Externally, some of the world’s largest organizations have fallen victim to phishing scams that allow outside access to the vendor master. With backdoor access, scammers can change bank account information in the vendor master with ease. Other common scams include posing as the recipient for wire transfers, often to the tune of hundreds of thousands or even millions of dollars. Sometimes, it’s as easy as getting lost in the crowd. In one famous case, several of Silicon Valley’s largest companies paid a phishing scammer more than $100M in fake invoices before realizing they’d fallen victim.
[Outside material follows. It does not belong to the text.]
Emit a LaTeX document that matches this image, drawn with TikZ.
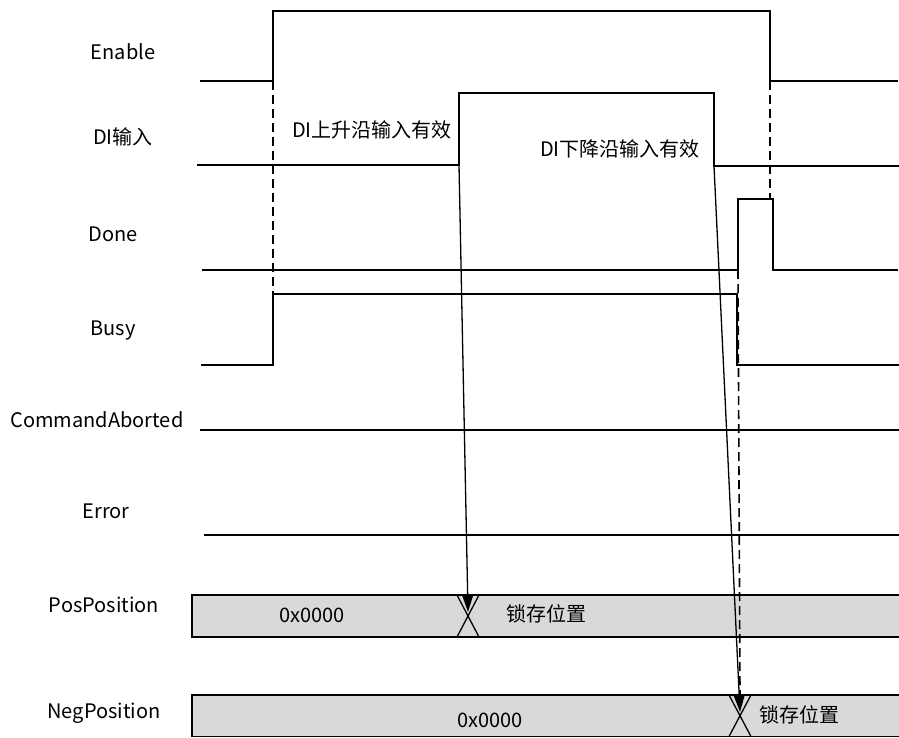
\documentclass[tikz,border=0pt]{standalone}
\usepackage{fontspec}
\setmainfont{Noto Sans CJK SC}
\usetikzlibrary{arrows.meta}
\begin{document}
\begin{tikzpicture}[x=1bp,y=-1bp,
  lab/.style={font=\fontsize{20bp}{23bp}\selectfont, inner sep=0pt, anchor=center},
  sig/.style={line width=2.2bp, line join=miter, line cap=rect},
  dsh/.style={line width=1.6bp, dash pattern=on 9bp off 5bp},
  arr/.style={line width=1.3bp, -{Triangle[length=17bp,width=11bp]}},
  busbar/.style={draw=black, line width=1.5bp, fill=gray!30},
  xc/.style={line width=1.3bp}]
\useasboundingbox (0,0) rectangle (899,738);
% labels
\node[lab] (lEn) at (123,52) {Enable};
\node[lab] (lDI) at (123,137) {DI输入};
\node[lab] (lDone) at (113,234) {Done};
\node[lab] (lBusy) at (113,331) {Busy};
\node[lab] (lCA) at (97,420) {CommandAborted};
\node[lab] (lErr) at (106,511) {Error};
\node[lab] (lPos) at (104,605) {PosPosition};
\node[lab] (lNeg) at (104,713) {NegPosition};
% transition points
\coordinate (enUp) at (273,81);
\coordinate (enDn) at (770,81);
\coordinate (diUp) at (459,165);
\coordinate (diDn) at (714,166);
\coordinate (doneUp) at (738,270);
\coordinate (doneTop) at (770,199);
\coordinate (busyUp) at (273,294);
\coordinate (posX) at (468,612);
\coordinate (negX) at (740,712);
\coordinate (negTop) at (740,694);
% bars
\draw[busbar] (192,595) rectangle (903,637);
\draw[busbar] (192,695) rectangle (903,736.5);
\draw[xc] (457,595) -- (479,637) (479,595) -- (457,637);
\draw[xc] (729,695) -- (751,736.5) (751,695) -- (729,736.5);
\node[lab] (v1) at (312,615) {0x0000};
\node[lab, anchor=west] (v2) at (506,614) {锁存位置};
\node[lab] (v3) at (490,720) {0x0000};
\node[lab, anchor=west] (v4) at (759,715) {锁存位置};
% signals
\draw[sig] (201,81) -- (enUp) -- (273,11) -- (770,11) -- (enDn) -- (897,81);
\draw[sig] (198,165) -- (diUp) -- (459,93) -- (714,93) -- (diDn) -- (899,166);
\draw[sig] (203,270) -- (doneUp) -- (738,199) -- (773,199) -- (773,270) -- (897,270);
\draw[sig] (202,365) -- (273,365) -- (busyUp) -- (737,294) -- (737,365) -- (899,365);
\draw[sig] (201,430) -- (899,430);
\draw[sig] (205,535) -- (899,535);
% dashed guides
\draw[dsh] (enUp) -- (busyUp);
\draw[dsh] (enDn) -- (doneTop);
\draw[dsh] (doneUp) -- (negTop);
% annotations
\node[lab] (t1) at (372,130) {DI上升沿输入有效};
\node[lab] (t2) at (620,149) {DI下降沿输入有效};
% arrows
\draw[arr] (diUp) -- (posX);
\draw[arr] (diDn) -- (negX);
\end{tikzpicture}
\end{document}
Lack of Visibility or Controls
All of these risks hint at a more overarching concept, a broader threat. Organizations that do not have continuous monitoring of their AP processes are blind to changes, trends and errors. They cannot identify outliers. They lack visibility, and their system fails to provide controls.
As such, organizations open themselves up to a non-compliance culture internally and make fraud and waste possible externally. They are spending blindly today, with the hope of catching and recovering some percentage of their waste tomorrow.
Continuous monitoring is the solution.
Here’s how to move from high risk to low: implement continuous controls.
With AI-powered technology that monitors the totality of spend in near-real-time, organizations can flag suspicious and unusual activity, and warn of questionable changes in the vendor master. These analyses don’t occur a year later during recovery audit; they are immediate. They are not a snapshot into 5% of spend like a sample audit; they are the process by which every invoice gets processed and paid.
With continuous controls, AP processors let system controls tell them which of the thousands of possible risk vectors require attention, which of the outliers are benign, and which may indicate fraud. In this way, AP becomes an analysis department, looking at spending norms over time to help optimize spend. Through continuous monitoring, their very roles elevate, and the gaps in financial systems close.